On arrival at the campsite having circumnavigated part of the Rome Circular motorway (liked the M25 but with potholes) The Chef did her bit at Reception whilst I stayed with the vehicle. She came back saying that we were out of the ASCI discount period, and the fee would be forty-four Euros plus per night. I couldn't believe it and checked the book. Sure enough, there it was, a short gap in the discount period of a few days, which allowed them to screw visitors over this May Day holiday period. What opportunitists these people are- disgraceful. I told The Chef that at that price we'd stay just one night. She came back again saying that the photocopies we had made of both our passports were not acceptable (more on that at a later date) and they wanted to see the originals, which were locked away in the safe and would be a nightmare to get to. I said they could shove it up their a***s, we were leaving. I rely on The Chef to translate that in to something more acceptable to the Italian ear.

A 'U' turn then, and I punched in to the Satnav the GPS location of a Camperstop located on the outskirts of Rome (N41.875853 E12.555574)

Jeeesusss - we were already in the suburbs of Rome, it was the start of a Bank Holiday weekend, and it was the rush hour. We had something like seven or eight miles to travel across Rome in the most appalling traffic imaginable.

No, that's selfish of me, I feel the need to share the experience with you.

We were to travel those 7-8 miles on roads which had the most appalling road surfaces. We were to face road junctions and slip roads that even the Satnav and ourselves had a problem understanding. Everyone wanted to get home to enjoy yet another National Holiday (do these people ever work?).

We were supposedly two lanes abreast, but no, others had different ideas, they would create a third lane.
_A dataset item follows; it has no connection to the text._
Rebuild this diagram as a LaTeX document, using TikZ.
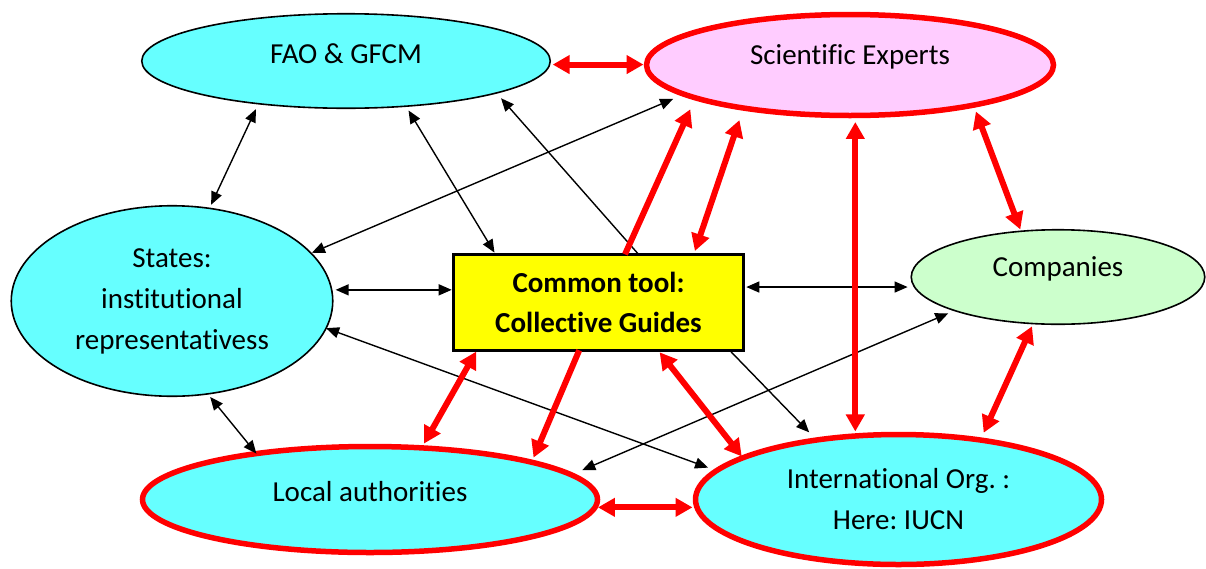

Coupled with that we had scooters and motorcyclists screaming up both our nearside and offside at the same time, weaving between the cars wherever they had the chance. I asked The Chef to keep an eye out for the beggers coming up our nearside whilst I concentrated on the offside and ahead.

We had to endure individuals pushing in from the right, double parking, others trying to squeeze us from the left, and sorry folks, I don't want to be sexist here, but even The Chef agreed, the individuals most likely to not give way to us and let us in were young female drivers.

But enough of this. We did eventually arrive here at Shitsville. A large Camperstop with pitches so close it isn't possible to sit outside.

Tomorrow we plan to go in to Rome later in the day on the tram, which runs right past us here.

The Cathedral

Piazza del Campo

An entrance gate to Siena


THURSDAY 26-4-18

It would have been a very peaceful night had we not been sharing our space with mosquitoes. I could hear them buzzing me on and off during the night and this morning my neck and shoulders were covered in bites. I did manage to get one of about half a dozen resting on the roof window blind, but of course when I splatted him it was my blood it had been feasting on that marked the vehicle trimming.

We had a nice hot shower before popping back down to the local supermarket for some fresh crusty bread and a couple of other bits. On arriving back at the car park we noticed the sign displaying the car park fees for coaches - €200 each. Given the  number of coaches which come and go during a day that's a nice little earner.

We delayed our departure because the traffic was pretty bad during Pisa's rush hour. Today were heading for Siena via Monteriggioni, a supposed gem of a medieval hilltop town.

Our top priority was to dump the loo (hereafter to be referred to as black water)  and grey water as well as pick up half a tank of fresh, which we managed to do for at a filling station on the short stretch of toll road we travelled on. Most of the journey to Monteriggioni was on a cross country 'B' road. It turned out to be a dual carriageway all the way, but with a top speed limit of only 90kph about 55mph. The reason being that the road surface in places was pretty bad and I had to try and weave between the pot holes along the way. I swear the Italian roads are getting as bad as Bulgaria's

The town of Monteriggioni was a huge disappointment. I'm so glad we hadn't made a huge detour to visit. It was really small, only about 300 yards across, and most of that was the town square. It had a church and the usual eats establishments, a couple of gift shops and that was it. We couldn't make the visit last more than about half an hour before making our way back down to the car park, paid €2.50 for our parking then hit the road.

It was getting very hot as the afternoon progressed. On arrival at the Camperstop in Siena (GPS: N43.342376 E11.305013) we parked up and filled in the confounded form regarding our €55 fee for not have a toll ticket. We posted it off on our long walk towards town. The outskirts where we're parked up are nothing special, but the city itself was a very pleasant surprise. In fact, The Chef said she preferred it to Florence, because it had so many Medieval buildings which were well preserved.

Without the aid of the guide book or a freebie map from Tourist Information, we stumbled upon Piazza Del Campo where once a year they stage a horse race around its edge. This seemed to be the place to be seen, with lots of folk sitting around on the central paved area while others enjoyed drinks and meals at the restaurants surrounding it.

Our final destination was the Cathedral. The architecture at the front was very impressive, but again very difficult to capture it all in the cameras viewfinder. The Chef decided she wanted to go and have a look around inside, and so for five Euros she had her wish. She came out very impressed.

We then started to make our way back 'home'. We had never intended to walk as far as town, only as far as a shop that sold stamps and a post box, so in every way we were unprepared.

Our visit around Siena had been very pleasant indeed, it had a real Italian feel to it, and with it being later in the day, there were no large tour groups, it was much cooler and more comfortable, and our stamina sustained with a nice slice of pizza which we ate on the hoof.

We're now going to take out a couple of planned destinations as we feel the need to spend some time relaxing on a campsite with all mod cons. We will need to get to the proposed campsite at Rome before that can happen, so that's where we're heading now stopping of at a couple of places along the way.